- Associated Press - Tuesday, September 30, 2014

HILO, Hawaii (AP) - A Big Island nonprofit organization dedicated to culture and arts-enrichment programs has been fined $53,743 for removing protected trees and building illegal structures on state land.

The state Board of Land and Natural Resources on Friday fined the Village Green Society and Hawaii’s Volcano Circus near Pahoa, the Hawaii Tribune-Herald (https://bit.ly/YMRzv4) reported.

Investigators said structures were built on a portion of a 59-acre parcel of state land next to the Village Green Society’s Bellyacres community in Kalapana Seaview Estates.

The organizations were ordered to remove eight cabins and a horse corral within 90 days.

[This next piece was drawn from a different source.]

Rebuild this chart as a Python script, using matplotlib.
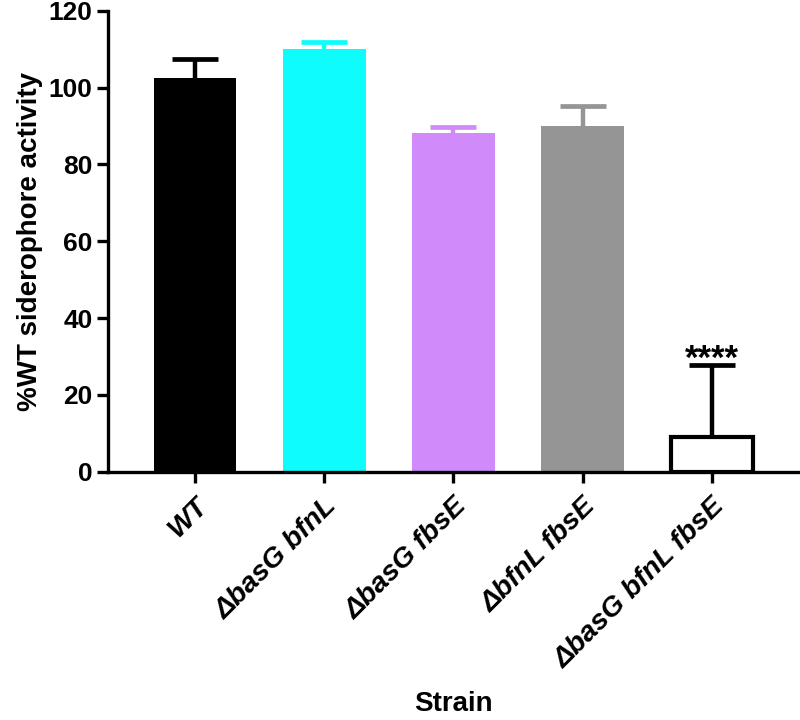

The circus operates the Seaview Performing Arts Center for Education on society property. The Department of Land and Natural Resources named both organizations in its enforcement action and called the society a nonprofit organization “whose purpose is to hold title to land, collect income therefrom and turn over funds to the HVC.”

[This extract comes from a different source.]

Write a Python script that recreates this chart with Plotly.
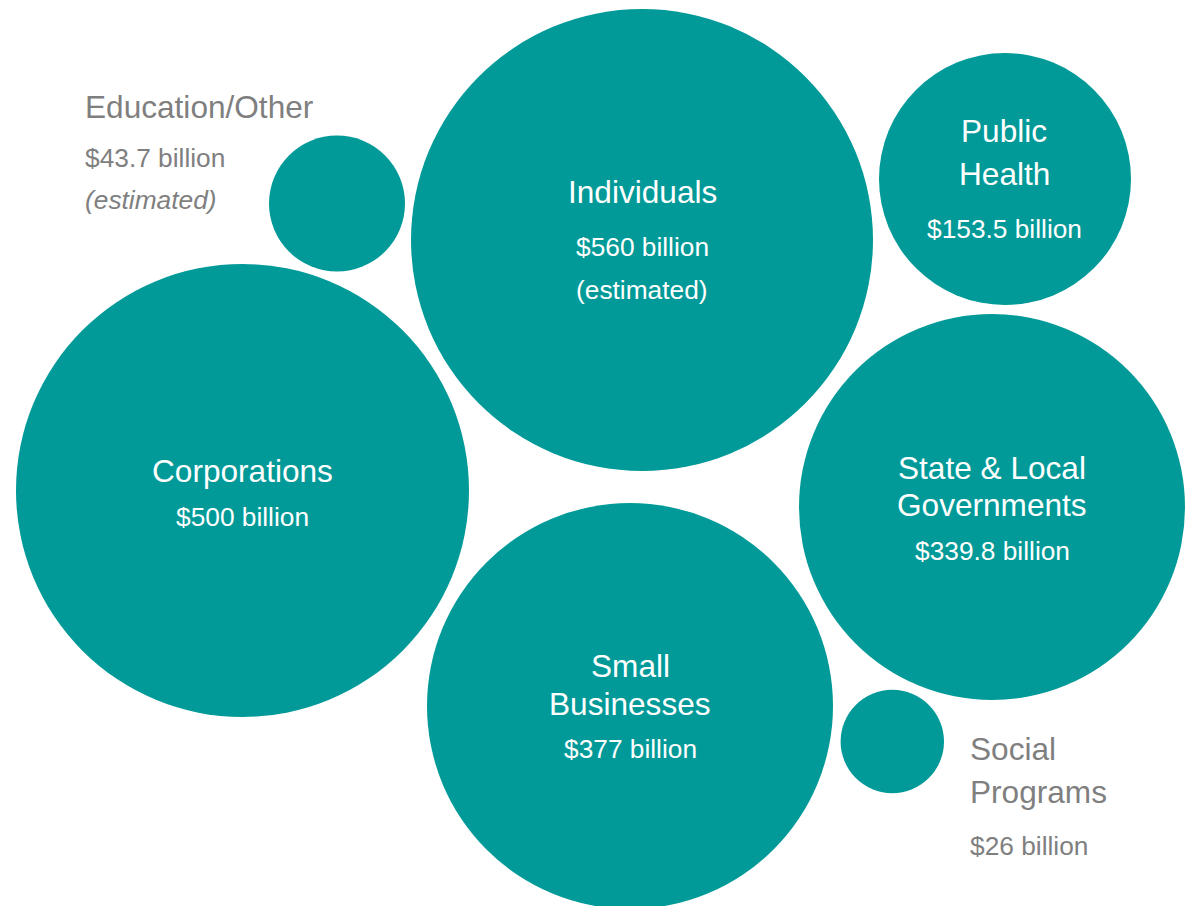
import plotly.graph_objects as go

# ---- data ----
categories = ["Individuals", "Corporations", "Small Businesses", "State & Local Governments",
              "Public Health", "Education/Other", "Social Programs"]
values_billion = [560, 500, 377, 339.8, 153.5, 43.7, 26]
estimated = [True, False, False, False, False, True, False]
name_lines = [["Individuals"], ["Corporations"], ["Small", "Businesses"], ["State & Local", "Governments"],
              ["Public", "Health"], ["Education/Other"], ["Social", "Programs"]]
value_labels = ["$560 billion", "$500 billion", "$377 billion", "$339.8 billion",
                "$153.5 billion", "$43.7 billion", "$26 billion"]

# ---- layout (pixel positions / sizes, not data) ----
W, H = 1194, 906
center_x = [642, 242.5, 630, 992, 1005, 337, 892.3]
center_y = [240, 490.5, 706, 507, 179, 203.5, 741.5]
diameter_px = [462, 453, 406, 386, 252, 136, 103.4]
inside = [True, True, True, True, True, False, False]
label_x = [642, 242, 630, 992, 1004, 83, 968]
label_y = [[192, 247, 290], [471, 517], [666, 704, 749], [468, 505, 551],
           [131, 174, 229], [107, 158, 200], [749, 792, 846]]
NAME_SIZE = 31.6
VALUE_SIZE = 26.3

TEAL = "#019A98"
GREY = "#7F7F7F"
FONT = "Liberation Sans"

fig = go.Figure()
fig.add_trace(go.Scatter(
    x=center_x, y=center_y, mode="markers",
    marker=dict(size=diameter_px, sizemode="diameter", color=TEAL, line=dict(width=0), opacity=1),
    text=categories, customdata=values_billion,
    hovertemplate="%{text}: $%{customdata} billion<extra></extra>",
    cliponaxis=False, showlegend=False,
))

annotations = []
for i, cat in enumerate(categories):
    ys = label_y[i]
    color = "white" if inside[i] else GREY
    xanchor = "center" if inside[i] else "left"
    lines = [(t, NAME_SIZE, False) for t in name_lines[i]]
    lines.append((value_labels[i], VALUE_SIZE, False))
    if estimated[i]:
        lines.append(("(estimated)", VALUE_SIZE, not inside[i]))
    for (txt, size, italic), y in zip(lines, ys):
        annotations.append(dict(
            x=label_x[i], y=y, xref="x", yref="y", text=f"<i>{txt}</i>" if italic else txt,
            showarrow=False, xanchor=xanchor, yanchor="middle",
            font=dict(family=FONT, size=size, color=color),
        ))

fig.update_layout(
    width=W, height=H,
    margin=dict(l=0, r=0, t=0, b=0),
    paper_bgcolor="white", plot_bgcolor="white",
    font=dict(family=FONT),
    xaxis=dict(range=[0, W], visible=False, fixedrange=True),
    yaxis=dict(range=[H, 0], visible=False, fixedrange=True),
    annotations=annotations,
    hovermode="closest",
)

fig.write_html("out.html", config={"displayModeBar": False},
               post_script="document.body.style.margin='0';document.body.style.overflow='hidden';")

Hawaii’s Volcano Circus chairman Graham Ellis said Monday the performing arts group did not build the structures that the state board declared illegal. Ellis is the corporation secretary for Village Green Society, but he said he could not comment on its behalf.

The circus does not have money for the fine, he said.

“The (circus) is broke right now,” Ellis said. “It’s not going to be paying any fines if that’s the reality.”

The groups have been at odds with the state board in the past.

Hawaii’s Volcano Circus in 2010 applied to lease the state land. The Department of Land and Natural Resources found bungalow-style buildings on the property. Ellis told the department in January 2011 that the structures had been removed, according to the department

“During the subsequent inspection . Mr. Ellis pointed out several locations where structures had been removed and assured staff that all structures on state land were gone,” department staff wrote in a memo to the board.

An inspection in May found the cabins and state land cleared of ohia trees for the corral.

Complaints by three neighbors triggered the recent inspection.

Hawaii’s Volcano Circus first applied to lease the state parcel in 1997 for educational and recreational uses, according to the Department of Land and Natural Resources. A lease request was not taken to the board.